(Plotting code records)

==========

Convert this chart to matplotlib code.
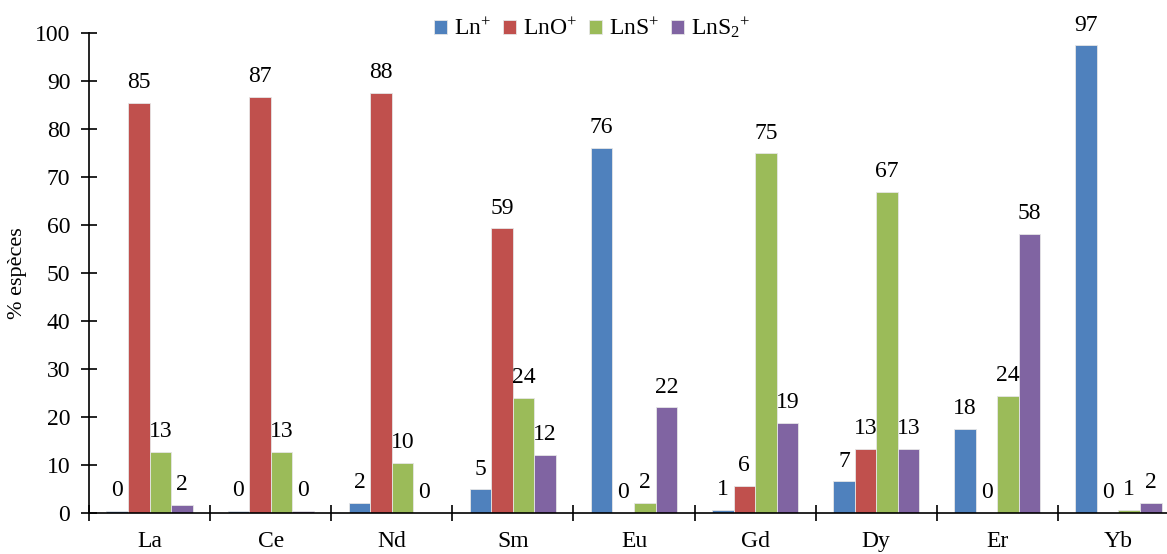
import numpy as np
import matplotlib
matplotlib.use("Agg")
import matplotlib.pyplot as plt

plt.rcParams['font.family'] = ['Liberation Serif', 'DejaVu Serif']
plt.rcParams['mathtext.fontset'] = 'custom'
plt.rcParams['mathtext.rm'] = 'Liberation Serif'
plt.rcParams['mathtext.it'] = 'Liberation Serif:italic'

elements = ["La", "Ce", "Nd", "Sm", "Eu", "Gd", "Dy", "Er", "Yb"]
series_names = [r"Ln$^{+}$", r"LnO$^{+}$", r"LnS$^{+}$", r"LnS$_{2}{}^{+}$"]
ln = [0.4, 0.4, 2.1, 4.9, 76.0, 0.6, 6.6, 17.6, 97.4]
lno = [85.4, 86.7, 87.6, 59.3, 0.0, 5.7, 13.3, 0.0, 0.0]
lns = [12.8, 12.8, 10.5, 24.0, 2.1, 74.9, 66.9, 24.4, 0.6]
lns2 = [1.7, 0.4, 0.0, 12.1, 22.0, 18.8, 13.3, 58.1, 2.1]
colors = ["#4F81BD", "#C0504D", "#9BBB59", "#8064A2"]

fig = plt.figure(figsize=(11.67, 5.54), dpi=100)
ax = fig.add_axes([89 / 1167, 41 / 554, 1090 / 1167, 480 / 554])

x = np.arange(len(elements))
w = 0.178
for i, vals in enumerate([ln, lno, lns, lns2]):
    bars = ax.bar(x + (i - 1.5) * w, vals, w, color=colors[i],
                  edgecolor="#e6e6e6", linewidth=0.6, label=series_names[i])
    ax.bar_label(bars, fmt="%.0f", padding=7, fontsize=17)

ax.set_xlim(-0.5, 8.5)
ax.set_ylim(0, 100)
ax.set_yticks(np.arange(0, 101, 10))
ax.set_xticks(np.arange(-0.5, 9, 1))
ax.set_xticklabels([])
ax.set_xticks(x, minor=True)
ax.set_xticklabels(elements, minor=True)
ax.tick_params(axis="x", which="minor", length=0, pad=13, labelsize=17)
ax.tick_params(axis="both", which="major", direction="inout", length=11,
               width=1.2, labelsize=17)
ax.tick_params(axis="y", pad=8)
for s in ["top", "right"]:
    ax.spines[s].set_visible(False)
for s in ["left", "bottom"]:
    ax.spines[s].set_linewidth(1.2)
ax.set_ylabel("% espèces", fontsize=16, labelpad=6)

fig.legend(loc="center", bbox_to_anchor=(592 / 1167, 1 - 28 / 554), ncol=4,
           frameon=False, fontsize=17, handlelength=0.55, handleheight=0.55,
           handletextpad=0.3, columnspacing=0.5)

fig.savefig("out.png", dpi=100)
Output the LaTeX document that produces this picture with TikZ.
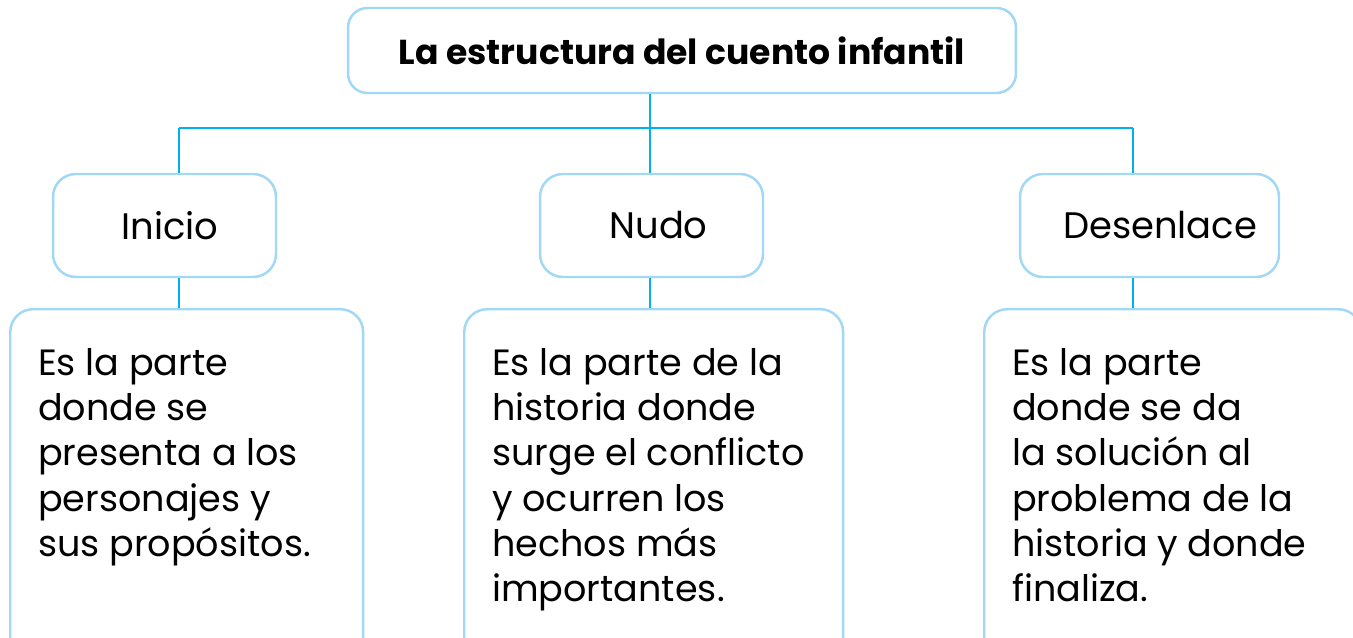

==========

Goal
Reproduce every entry exactly, but omit each picture.

Output of the exercise
Convert this chart to matplotlib code.
import numpy as np
import matplotlib
matplotlib.use("Agg")
import matplotlib.pyplot as plt

plt.rcParams['font.family'] = ['Liberation Serif', 'DejaVu Serif']
plt.rcParams['mathtext.fontset'] = 'custom'
plt.rcParams['mathtext.rm'] = 'Liberation Serif'
plt.rcParams['mathtext.it'] = 'Liberation Serif:italic'

elements = ["La", "Ce", "Nd", "Sm", "Eu", "Gd", "Dy", "Er", "Yb"]
series_names = [r"Ln$^{+}$", r"LnO$^{+}$", r"LnS$^{+}$", r"LnS$_{2}{}^{+}$"]
ln = [0.4, 0.4, 2.1, 4.9, 76.0, 0.6, 6.6, 17.6, 97.4]
lno = [85.4, 86.7, 87.6, 59.3, 0.0, 5.7, 13.3, 0.0, 0.0]
lns = [12.8, 12.8, 10.5, 24.0, 2.1, 74.9, 66.9, 24.4, 0.6]
lns2 = [1.7, 0.4, 0.0, 12.1, 22.0, 18.8, 13.3, 58.1, 2.1]
colors = ["#4F81BD", "#C0504D", "#9BBB59", "#8064A2"]

fig = plt.figure(figsize=(11.67, 5.54), dpi=100)
ax = fig.add_axes([89 / 1167, 41 / 554, 1090 / 1167, 480 / 554])

x = np.arange(len(elements))
w = 0.178
for i, vals in enumerate([ln, lno, lns, lns2]):
    bars = ax.bar(x + (i - 1.5) * w, vals, w, color=colors[i],
                  edgecolor="#e6e6e6", linewidth=0.6, label=series_names[i])
    ax.bar_label(bars, fmt="%.0f", padding=7, fontsize=17)

ax.set_xlim(-0.5, 8.5)
ax.set_ylim(0, 100)
ax.set_yticks(np.arange(0, 101, 10))
ax.set_xticks(np.arange(-0.5, 9, 1))
ax.set_xticklabels([])
ax.set_xticks(x, minor=True)
ax.set_xticklabels(elements, minor=True)
ax.tick_params(axis="x", which="minor", length=0, pad=13, labelsize=17)
ax.tick_params(axis="both", which="major", direction="inout", length=11,
               width=1.2, labelsize=17)
ax.tick_params(axis="y", pad=8)
for s in ["top", "right"]:
    ax.spines[s].set_visible(False)
for s in ["left", "bottom"]:
    ax.spines[s].set_linewidth(1.2)
ax.set_ylabel("% espèces", fontsize=16, labelpad=6)

fig.legend(loc="center", bbox_to_anchor=(592 / 1167, 1 - 28 / 554), ncol=4,
           frameon=False, fontsize=17, handlelength=0.55, handleheight=0.55,
           handletextpad=0.3, columnspacing=0.5)

fig.savefig("out.png", dpi=100)
Output the LaTeX document that produces this picture with TikZ.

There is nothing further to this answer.